The Female Equation: Homoerotic Gaze

A few days ago I saw a program called Music, Money and Hip Hop Honeys which I really enjoyed.  While watching it, two words kept coming to my mind. Value and Expectation. I had thought it ridiculous to somehow link Burlesque to domestic violence, sexual harassment and rape. If you start down that path you start forgetting self control, mental health issues and basic listening skills. Nel Hedayat interviewed some members of the public. When asked,
“Do you think these videos influence the way that guys look at girls?”

One of the boys answered,

“You see girls on tv and you think all girls are the same and you think, alright I’ll have a go at that one.”

With Burlesque at least one thing it has going for it (if anything-I’m still unsure) is that it takes place in a club. You have to be a certain age to view it. With R’N’B videos anyone has access to them. You can see them on Youtube and the images are all over MTV Base. (To name one music channel.) The videos are aimed at teenagers and are often inappropriate. I have seen a lot of blogs tackle the issue of private space. When I was a teenager you were free to be yourself at home and fully relax. Nowadays with web cams and Facebook you are always aware of an audience. This means you constantly have to perform and maintain the image of yourself people are familiar with. When videos like this are seen are television it becomes a normal image. Instead of questioning the treatment of women in these videos we feel the images shown are not just acceptable but something to imitate.
How can you tell a teenage girl that she is beautiful when this is the image she grows up with? She feels that this is what the boys at school probably want because it is every where. She will feel pressure to be something that isn’t real.
So how does this change the way boys see girls? Well as some of those interviewed said, boys will expect something that won’t be on offer. So what happens if a boy is expecting something and doesn’t get what he wants? He might feel disappointed and then angry.  He might even violently go out of his way to get something he feels he is entitled to.  Nel Hedayat, asks “where is the line drawn?” It would be easy to dismiss the sexual desires of a teenage girl but as the fandom of Twilight suggests, it is there. (We’ll come to that.) So to pretend a girl doesn’t know what she wants is foolish. They have a mind of their own but how easily can a person be brainwashed for the benefit of another?
Like currency, the more there is of something, the less value it has. Since there are so many willing girls desperate for fame the value of all girls goes down. In this industry it is easy to toss the girl aside in place for another. I guess you might think, so what? Isn’t that the same everywhere? It is after all a business and the girls know that, and are willing to use that to their own advantage. What  if they don’t make it or if something happens to them (sexual assult, etc?) They make a lot of money as sex objects, but how much do they make as human beings? There are success stories but how many of these women are taken seriously as people? Anyway this got me thinking about the Female Gaze.

Exhibit A

  Exhibit B

Exhibit C


Exhibit A: (Work of Art gaze)     Exhibit B: (Erotic gaze)    Exhibit C: (Normal/ Everyday gaze)

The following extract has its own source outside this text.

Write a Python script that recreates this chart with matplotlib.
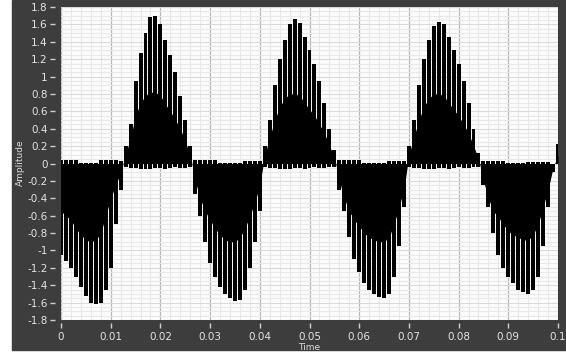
import numpy as np
import matplotlib
matplotlib.use("Agg")
import matplotlib.pyplot as plt
from matplotlib.patches import Rectangle
from matplotlib.ticker import MultipleLocator

# ==============================================================
# Data: one value per carrier cycle (1 ms)
# tip  = end of each spike, core = edge of the solid black body,
# rim  = small overshoot on the other side of zero
# ==============================================================
tip = [
    -1.05, -1.12, -1.2, -1.3, -1.42, -1.52, -1.6, -1.62, -1.6, -1.45, -1.2, -0.7, -0.3,
    0.2, 0.45, 0.95, 1.27, 1.5, 1.68, 1.7, 1.6, 1.42, 1.25, 1.05, 0.78, 0.5, 0.2,
    -0.35, -0.6, -0.9, -1.15, -1.3, -1.42, -1.5, -1.55, -1.58, -1.57, -1.45, -1.2, -0.9, -0.55,
    0.2, 0.5, 0.9, 1.2, 1.42, 1.6, 1.66, 1.62, 1.45, 1.3, 1.15, 0.95, 0.7, 0.4, 0.15,
    -0.3, -0.55, -0.85, -1.1, -1.25, -1.38, -1.45, -1.5, -1.53, -1.55, -1.5, -1.3, -0.95, -0.5,
    0.2, 0.5, 0.9, 1.2, 1.42, 1.58, 1.63, 1.6, 1.45, 1.3, 1.15, 0.95, 0.7, 0.4, 0.12,
    -0.25, -0.5, -0.8, -1.05, -1.2, -1.3, -1.38, -1.45, -1.48, -1.5, -1.45, -1.3, -0.95, -0.5, -0.1, 0.22,
]
core = [
    -0.55, -0.6, -0.65, -0.75, -0.82, -0.88, -0.9, -0.88, -0.8, -0.6, -0.4, -0.25, -0.1,
    0.1, 0.3, 0.55, 0.7, 0.78, 0.82, 0.82, 0.78, 0.68, 0.6, 0.5, 0.4, 0.25, 0.1,
    -0.2, -0.4, -0.55, -0.65, -0.75, -0.82, -0.88, -0.9, -0.9, -0.85, -0.75, -0.6, -0.45, -0.25,
    0.1, 0.3, 0.5, 0.65, 0.75, 0.8, 0.8, 0.78, 0.7, 0.62, 0.55, 0.45, 0.35, 0.2, 0.08,
    -0.2, -0.4, -0.55, -0.65, -0.72, -0.8, -0.85, -0.88, -0.9, -0.9, -0.85, -0.7, -0.5, -0.3,
    0.1, 0.3, 0.5, 0.65, 0.75, 0.8, 0.8, 0.78, 0.7, 0.62, 0.55, 0.45, 0.35, 0.2, 0.06,
    -0.2, -0.4, -0.55, -0.62, -0.7, -0.78, -0.82, -0.85, -0.88, -0.88, -0.82, -0.7, -0.5, -0.3, -0.05, 0.1,
]
rim = [
    0.04, 0.04, 0.04, 0.04, 0.01, 0.01, 0.01, 0.01, 0.04, 0.04, 0.04, 0.04, 0.03,
    -0.04, -0.05, -0.05, -0.06, -0.06, -0.06, -0.05, -0.05, -0.06, -0.05, -0.04, -0.05, -0.05, -0.04,
    0.04, 0.04, 0.04, 0.04, 0.04, 0.01, 0.01, 0.01, 0.01, 0.01, 0.03, 0.03, 0.03, 0.03,
    -0.04, -0.05, -0.05, -0.06, -0.06, -0.06, -0.05, -0.05, -0.06, -0.05, -0.04, -0.05, -0.05, -0.04, -0.04,
    0.04, 0.04, 0.04, 0.04, 0.04, 0.01, 0.01, 0.01, 0.01, 0.01, 0.03, 0.03, 0.03, 0.03,
    -0.04, -0.05, -0.05, -0.06, -0.06, -0.06, -0.05, -0.05, -0.06, -0.05, -0.04, -0.05, -0.05, -0.04, -0.04,
    0.03, 0.03, 0.03, 0.03, 0.03, 0.01, 0.01, 0.01, 0.01, 0.02, 0.02, 0.02, 0.02, 0.02, 0.0, 0.0,
]
dt = 0.001  # carrier period (s)
t = np.arange(len(tip)) * dt

x_ticks = [0, 0.01, 0.02, 0.03, 0.04, 0.05, 0.06, 0.07, 0.08, 0.09, 0.1]
x_labels = ["0", "0.01", "0.02", "0.03", "0.04", "0.05", "0.06", "0.07", "0.08", "0.09", "0.1"]
y_ticks = [1.8, 1.6, 1.4, 1.2, 1, 0.8, 0.6, 0.4, 0.2, 0, -0.2, -0.4, -0.6, -0.8,
           -1, -1.2, -1.4, -1.6, -1.8]
y_labels = ["1.8", "1.6", "1.4", "1.2", "1", "0.8", "0.6", "0.4", "0.2", "0", "-0.2",
            "-0.4", "-0.6", "-0.8", "-1", "-1.2", "-1.4", "-1.6", "-1.8"]

# ==============================================================
# Figure
# ==============================================================
W, H = 566, 352
fig = plt.figure(figsize=(W / 100, H / 100), dpi=100)
fig.patch.set_facecolor("white")
fig.patches.append(Rectangle((12 / W, 2 / H), 554 / W, 350 / H,
                             transform=fig.transFigure, color="#3d3d3d", zorder=-10))

ax = fig.add_axes([61 / W, 32 / H, 497 / W, 313 / H])
ax.set_zorder(5)
ax.set_facecolor("#fcfcfc")
for s in ax.spines.values():
    s.set_visible(False)
ax.spines["left"].set_position(("outward", 4))
ax.spines["bottom"].set_position(("outward", 2))

ax.set_xlim(0, 0.1)
ax.set_ylim(-1.8, 1.8)
ax.set_xticks(x_ticks, x_labels)
ax.set_yticks(y_ticks, y_labels)
ax.xaxis.set_minor_locator(MultipleLocator(0.002))
ax.yaxis.set_minor_locator(MultipleLocator(0.05))

ax.tick_params(which="major", colors="#d0d0d0", labelcolor="#e4e4e4",
               length=3.5, width=1, labelsize=7.5)
ax.tick_params(axis="x", which="major", pad=3)
ax.tick_params(axis="y", which="major", pad=2)
ax.tick_params(which="minor", length=0)

ax.set_axisbelow(True)
ax.grid(which="minor", color="#e8e8e8", lw=0.8)
ax.grid(which="major", axis="y", color="#dadada", lw=0.8)
ax.grid(which="major", axis="x", color="#b8b8b8", lw=0.9)

# signal: solid body plus the individual spikes with thin gaps between them
ax.fill_between(t, 0, core, color="black", lw=0, zorder=3)
ax.bar(t, np.array(tip) - np.array(rim), bottom=rim, width=0.8 * dt,
       color="black", lw=0, zorder=3)

fig.text(20 / W, 1 - 163 / H, "Amplitude", rotation=90, ha="center", va="center",
         fontsize=6.5, color="#dcdcdc")
fig.text(309 / W, 1 - 347 / H, "Time", ha="center", va="center",
         fontsize=6.5, color="#dcdcdc")

fig.savefig("out.png", dpi=100)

There are reasons for the pictures…..let me just remember. Oh yeah. Women don’t get a gaze. There is either the Male gaze or the Homoerotic gaze. A quote for this from the blog (Almost True) says,

“Mulvey said that the Gaze could not be reversed because “the male figure cannot bear the burden of sexual objectification.”. When the male body is clearly the object of desire in art, the work is often conceived as and described as homo-erotic.”

There will always be people we find attractive. With Zac Efron, he is gorgeous but a little too perfect and polished. He might not be someone you would like to date (unless you had the chance to meet him) but he is nice to stare at when bored. He is the work of art gaze. When you look at him you aren’t seeing the person, his intelligence or even his personality. With Taylor Lautner (I know he is young but he is the best example at the moment.) He is physically attractive, so much so he packed out cinemas. Without shots of Launter taking his top off, New Moon would have just been close ups of Kirsten Stewart and poorly cheographed fighting scenes.
The erotic gaze for girls exists and I think it scares some people. Without meaning to, Twilight unearthed real female passion. It showed that far from being fragile, demure creatures, girls clearly (are you ready for it?) think about sex.
The last picture Mr Gerard Butler. He is the normal, sexy guy on the street gaze. He’s a little ordinary, scruffy and doesn’t give a shit.
You might think I just wanted to put pictures of hot guys on this blog. You might even think…hell I don’t care. Yes they are pretty but there is a point and…a equation.

      +         – = unrealistic idea of human relationships.

So take away the normal, every day gaze and what are you left with? You will learn to think of a person as an object created to entertain you.
So what happens when you stop seeing the person behind the face? You are left with the warped delusion you can own people and treat them however you like. I couldn’t see how burlesque could be linked to domestic violence or anything like that. If a young boy/girl is constantly being exposed to these images of masculinity and femininity will that have an effect on the way they see the opposite sex/dating partner  later in life? That sounds like whole different documentary but it is an idea.